Monday, September 17, 2007

Pick Up On South Street (PG)
Glasgow Film Theatre, Rose Street.

Sunday 23rd September @ 4.30pm.

To mark their publication of THE DARK PAGE, the long-lost 1944 crime novel by Hollywood iconoclast Sam Fuller, GFT and Glasgow's Kingly Reprieve Books presents a special screening of Fuller's frantic slam-bang noir masterpiece, Pickup On South Street. Lowlife pickpocket Richard Widmark and B-girl Jean Peters reluctantly save the world from a communist spy ring. From the startling opening close-ups, chronicling a pursesnatch in a crowded, greasy New York subway, it develops into a torrid love story and spy thriller where the world hangs in the balance. The film is introduced by David Will, who got to know Fuller during the Edinburgh Film Festival's 1969 retrospective, the book will be launched in the GFT bar at 3.30 and available at reduced price for one day only.

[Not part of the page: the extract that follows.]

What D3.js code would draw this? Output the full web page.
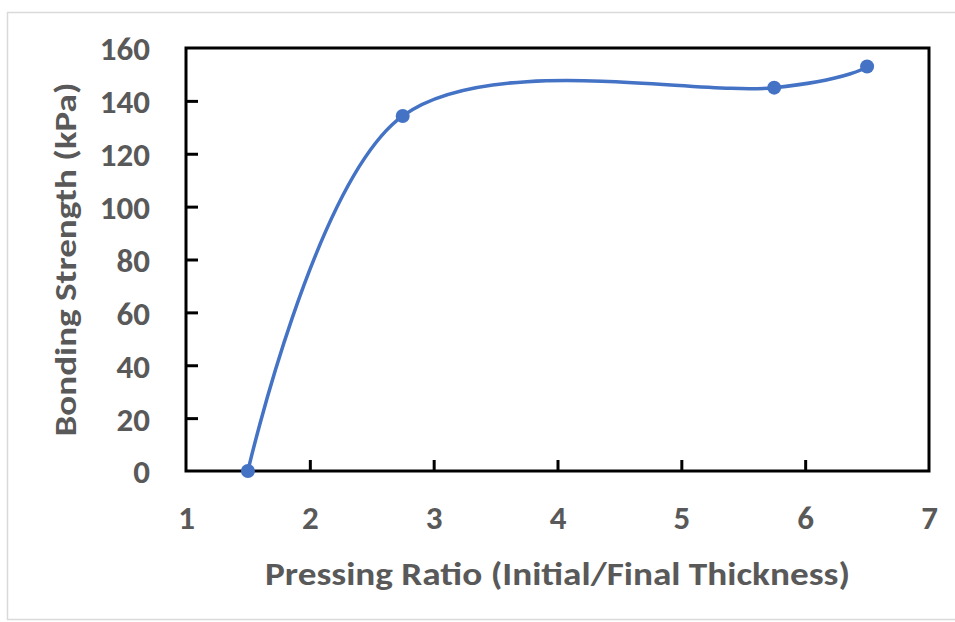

and from the press release for the book -

"If you don’t like Sam Fuller, you just don’t like cinema.”~ MARTIN SCORSESE

As director and writer, Sam Fuller is revered for raw films noir like Pickup on South Street and searing war movies such as The Big Red One, earning a devoted cult of fans that has included filmmakers from Jean-Luc Godard to Quentin Tarantino, and writers from James Ellroy to George Pelecanos. Before movies, however, Fuller was a newspaperman, and a prolific novelist, blasting out books for the disreputable pulp market. Drawing on his own experience, Fuller sets this story against the vividly rendered world of Manhattan’s ravenous tabloid newspaper industry. The Dark Page is the tale of Carl Chapman, a powerful city editor turned murderer, who finds himself hunted through the pages of his own paper by the young star crime reporter he personally groomed.

First published in 1944, this fantastically readable murder story has been unavailable for decades, and never published in the UK before. A bestseller in its day – when it was awarded “Best Psychological Novel of 1944” - the novel’s page turning pace, hardboiled stance, cynical wit and grit remain surprising, as do the cinematic eye and powerhouse story-telling of its author. A gripping noir snapshot of its era, with still-pertinent observations on the workings of the tabloid press, it is one of the great rediscoveries of the year.